### Objective
Only the lines from the top of the listing below to the line that has "86.8, 78.4, 88.4, 81.5, 89.7, 81.1, 88.1, 76.0, 84.9, 83.0]" should be echoed, with both ends kept and pictures left out.

———

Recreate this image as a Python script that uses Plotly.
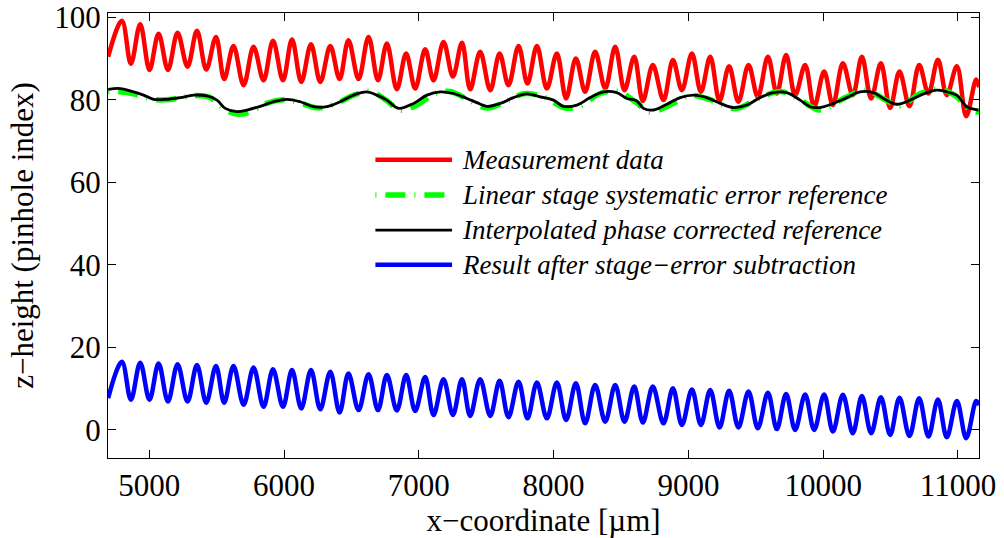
import plotly.graph_objects as go

# Crest / trough positions (µm) of the ripple shared by the measured and corrected profiles
x_ripple = [4695, 4797, 4864, 4933, 5002, 5069, 5139, 5210, 5284, 5354, 5423, 5495, 5556, 5625,
            5700, 5774, 5848, 5918, 5992, 6059, 6128, 6200, 6269, 6343, 6412, 6478, 6553, 6627,
            6697, 6763, 6837, 6906, 6973, 7047, 7109, 7183, 7253, 7320, 7381, 7455, 7530, 7599,
            7665, 7740, 7806, 7876, 7950, 8024, 8093, 8165, 8234, 8308, 8383, 8457, 8526, 8598,
            8662, 8736, 8815, 8885, 8952, 9026, 9093, 9162, 9231, 9302, 9371, 9446, 9515, 9590,
            9656, 9725, 9792, 9866, 9933, 10007, 10072, 10146, 10220, 10287, 10356, 10428, 10497,
            10566, 10640, 10712, 10781, 10851, 10917, 10992, 11061, 11135, 11157]

measurement = [90.4, 99.1, 88.7, 98.3, 87.2, 96.0, 87.2, 96.2, 88.0, 96.7, 87.3, 95.2, 85.0, 93.0,
               83.5, 92.8, 84.7, 94.3, 84.7, 94.6, 84.3, 93.4, 84.3, 93.0, 85.0, 94.4, 85.0, 95.2,
               84.7, 93.6, 82.5, 91.2, 82.7, 92.2, 84.7, 94.0, 85.6, 93.8, 82.5, 91.6, 82.3, 91.2,
               83.5, 93.0, 83.9, 93.0, 82.7, 91.2, 80.3, 90.0, 81.9, 91.6, 82.7, 92.8, 82.3, 90.4,
               79.7, 88.4, 79.9, 89.6, 82.3, 91.2, 81.9, 90.4, 79.7, 88.1, 79.5, 88.4, 80.7, 90.4,
               81.5, 90.8, 81.1, 88.4, 78.3, 86.8, 78.7, 88.8, 81.1, 90.4, 80.3, 88.8, 78.0,
               86.8, 78.4, 88.4, 81.5, 89.7, 81.1, 88.1, 76.0, 84.9, 83.0]

result = [7.7, 16.5, 7.3, 16.3, 7.3, 16.1, 6.9, 15.9, 6.9, 15.7, 6.6, 15.5, 6.6, 15.5,
          6.1, 15.1, 5.6, 14.7, 5.6, 14.5, 5.2, 14.5, 5.0, 14.1, 4.2, 13.7, 4.8, 13.5,
          4.8, 13.3, 4.7, 13.3, 4.6, 12.8, 3.6, 12.3, 3.6, 12.3, 3.4, 12.3, 3.4, 11.9,
          3.1, 11.7, 2.8, 11.5, 2.8, 11.5, 2.4, 11.3, 1.6, 10.9, 2.0, 10.9, 2.0, 10.5,
          1.8, 10.5, 1.6, 10.1, 1.2, 9.8, 1.2, 9.7, 0.6, 9.5, 0.6, 9.3, 0.4, 9.0,
          0.2, 8.7, 0.0, 8.6, 0.0, 8.6, -0.4, 8.5, -0.8, 8.2, -0.8, 7.9, -1.2,
          7.8, -1.5, 7.7, -1.6, 7.4, -1.8, 7.0, -2.0, 7.0, 6.0]

# Interpolated phase-corrected reference
x_interp = [4696, 4785, 4884, 4958, 5032, 5131, 5230, 5329, 5428, 5502, 5564, 5651, 5725, 5823,
            5922, 6021, 6120, 6219, 6318, 6417, 6515, 6615, 6689, 6763, 6850, 6961, 7060, 7159,
            7257, 7357, 7431, 7505, 7604, 7702, 7802, 7900, 7999, 8073, 8173, 8271, 8370, 8469,
            8544, 8618, 8667, 8741, 8840, 8939, 9038, 9137, 9236, 9334, 9434, 9532, 9631, 9730,
            9829, 9903, 9977, 10076, 10176, 10274, 10373, 10447, 10546, 10645, 10744, 10843,
            10917, 10991, 11066, 11152]
interp_ref = [82.5, 82.7, 81.9, 81.1, 80.1, 80.1, 80.5, 81.1, 80.9, 79.9, 77.9, 77.1, 77.5, 78.4,
              79.5, 80.1, 79.5, 78.3, 78.3, 79.5, 81.1, 81.9, 81.1, 79.9, 77.9, 79.1, 81.1, 81.9,
              81.5, 80.3, 79.3, 78.4, 79.1, 80.5, 81.4, 80.7, 79.9, 78.4, 78.7, 80.5, 81.9, 81.7,
              80.3, 79.7, 77.9, 77.5, 78.9, 80.5, 81.1, 80.5, 79.1, 78.1, 78.7, 80.5, 81.7, 81.7,
              79.9, 78.3, 78.1, 79.1, 80.5, 81.9, 81.7, 80.3, 78.9, 79.9, 81.4, 82.3,
              81.9, 81.1, 78.3, 77.5]

# Linear stage systematic error reference
x_stage = [4696, 4822, 4933, 5045, 5193, 5341, 5452, 5564, 5660, 5749, 5860, 6009, 6120, 6254,
           6380, 6528, 6639, 6751, 6862, 6973, 7122, 7233, 7366, 7507, 7641, 7789, 7938, 8086,
           8197, 8346, 8479, 8605, 8716, 8850, 9013, 9161, 9347, 9532, 9681, 9829, 9977, 10163,
           10311, 10460, 10571, 10719, 10868, 10979, 11090, 11157]
stage_ref = [82.0, 81.8, 81.0, 80.0, 80.2, 81.0, 80.5, 77.5, 76.5, 77.0, 79.0, 80.0, 79.2, 78.0,
             79.0, 81.2, 82.0, 80.0, 77.5, 78.5, 81.5, 82.0, 80.0, 78.0, 79.5, 81.5, 80.5, 78.0,
             78.5, 81.5, 82.0, 79.5, 77.0, 78.5, 81.0, 80.0, 77.8, 80.5, 82.0, 80.0, 77.5, 80.5,
             82.3, 80.0, 78.5, 81.5, 82.5, 81.0, 77.5, 77.0]

x_ticks = [5000, 6000, 7000, 8000, 9000, 10000, 11000]
y_ticks = [0, 20, 40, 60, 80, 100]

legend_labels = ["Measurement data",
                 "Linear stage systematic error reference",
                 "Interpolated phase corrected reference",
                 "Result after stage\u2212error subtraction"]

RED, GREEN, BLACK, BLUE = "#ff0000", "#00ff00", "#000000", "#0000ff"
GREEN_DASH = "1px,9px,20px,9px"
SERIF = "Liberation Serif"

fig = go.Figure()
fig.add_trace(go.Scatter(x=x_ripple, y=measurement, mode="lines", name=legend_labels[0],
                         line=dict(color=RED, width=4.5, shape="spline")))
fig.add_trace(go.Scatter(x=x_stage, y=stage_ref, mode="lines", name=legend_labels[1],
                         line=dict(color=GREEN, width=5.5, dash=GREEN_DASH, shape="spline")))
fig.add_trace(go.Scatter(x=x_interp, y=interp_ref, mode="lines", name=legend_labels[2],
                         line=dict(color=BLACK, width=2.8, shape="spline")))
fig.add_trace(go.Scatter(x=x_ripple, y=result, mode="lines", name=legend_labels[3],
                         line=dict(color=BLUE, width=4.5, shape="spline")))

# Legend-style key drawn inside the axes
key_styles = [dict(color=RED, width=4.5),
              dict(color=GREEN, width=5.5, dash=GREEN_DASH),
              dict(color=BLACK, width=2.8),
              dict(color=BLUE, width=4.5)]
key_rows = [0.670, 0.591, 0.512, 0.434]
for label, style, yy in zip(legend_labels, key_styles, key_rows):
    fig.add_shape(type="line", xref="paper", yref="paper",
                  x0=0.307, x1=0.395, y0=yy, y1=yy, line=style)
    fig.add_annotation(xref="paper", yref="paper", x=0.404, y=yy, xanchor="left",
                       yanchor="middle", text=f"<i>{label}</i>", showarrow=False,
                       font=dict(family=SERIF, size=27, color="black"))

axis_common = dict(showline=True, linecolor="black", linewidth=1, mirror="ticks",
                   ticks="inside", ticklen=8, tickwidth=1, tickcolor="black",
                   showgrid=False, zeroline=False, automargin=False,
                   ticklabeloverflow="allow",
                   tickfont=dict(family=SERIF, size=31, color="black"))

fig.update_xaxes(range=[4694, 11156], tickvals=x_ticks, ticktext=[str(v) for v in x_ticks],
                 title=dict(text="x\u2212coordinate [\u00b5m]", standoff=1,
                            font=dict(family=SERIF, size=31, color="black")),
                 **axis_common)
fig.update_yaxes(range=[-6.8, 101], tickvals=y_ticks, ticktext=[str(v) for v in y_ticks],
                 title=dict(text="z\u2212height (pinhole index)", standoff=11,
                            font=dict(family=SERIF, size=31, color="black")),
                 **axis_common)

fig.update_layout(width=1004, height=538, showlegend=False,
                  margin=dict(l=108, r=25, t=13, b=80),
                  paper_bgcolor="white", plot_bgcolor="white")

fig.write_html("out.html")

———

### Problem solution
Recreate this image as a Python script that uses Plotly.
import plotly.graph_objects as go

# Crest / trough positions (µm) of the ripple shared by the measured and corrected profiles
x_ripple = [4695, 4797, 4864, 4933, 5002, 5069, 5139, 5210, 5284, 5354, 5423, 5495, 5556, 5625,
            5700, 5774, 5848, 5918, 5992, 6059, 6128, 6200, 6269, 6343, 6412, 6478, 6553, 6627,
            6697, 6763, 6837, 6906, 6973, 7047, 7109, 7183, 7253, 7320, 7381, 7455, 7530, 7599,
            7665, 7740, 7806, 7876, 7950, 8024, 8093, 8165, 8234, 8308, 8383, 8457, 8526, 8598,
            8662, 8736, 8815, 8885, 8952, 9026, 9093, 9162, 9231, 9302, 9371, 9446, 9515, 9590,
            9656, 9725, 9792, 9866, 9933, 10007, 10072, 10146, 10220, 10287, 10356, 10428, 10497,
            10566, 10640, 10712, 10781, 10851, 10917, 10992, 11061, 11135, 11157]

measurement = [90.4, 99.1, 88.7, 98.3, 87.2, 96.0, 87.2, 96.2, 88.0, 96.7, 87.3, 95.2, 85.0, 93.0,
               83.5, 92.8, 84.7, 94.3, 84.7, 94.6, 84.3, 93.4, 84.3, 93.0, 85.0, 94.4, 85.0, 95.2,
               84.7, 93.6, 82.5, 91.2, 82.7, 92.2, 84.7, 94.0, 85.6, 93.8, 82.5, 91.6, 82.3, 91.2,
               83.5, 93.0, 83.9, 93.0, 82.7, 91.2, 80.3, 90.0, 81.9, 91.6, 82.7, 92.8, 82.3, 90.4,
               79.7, 88.4, 79.9, 89.6, 82.3, 91.2, 81.9, 90.4, 79.7, 88.1, 79.5, 88.4, 80.7, 90.4,
               81.5, 90.8, 81.1, 88.4, 78.3, 86.8, 78.7, 88.8, 81.1, 90.4, 80.3, 88.8, 78.0,
               86.8, 78.4, 88.4, 81.5, 89.7, 81.1, 88.1, 76.0, 84.9, 83.0]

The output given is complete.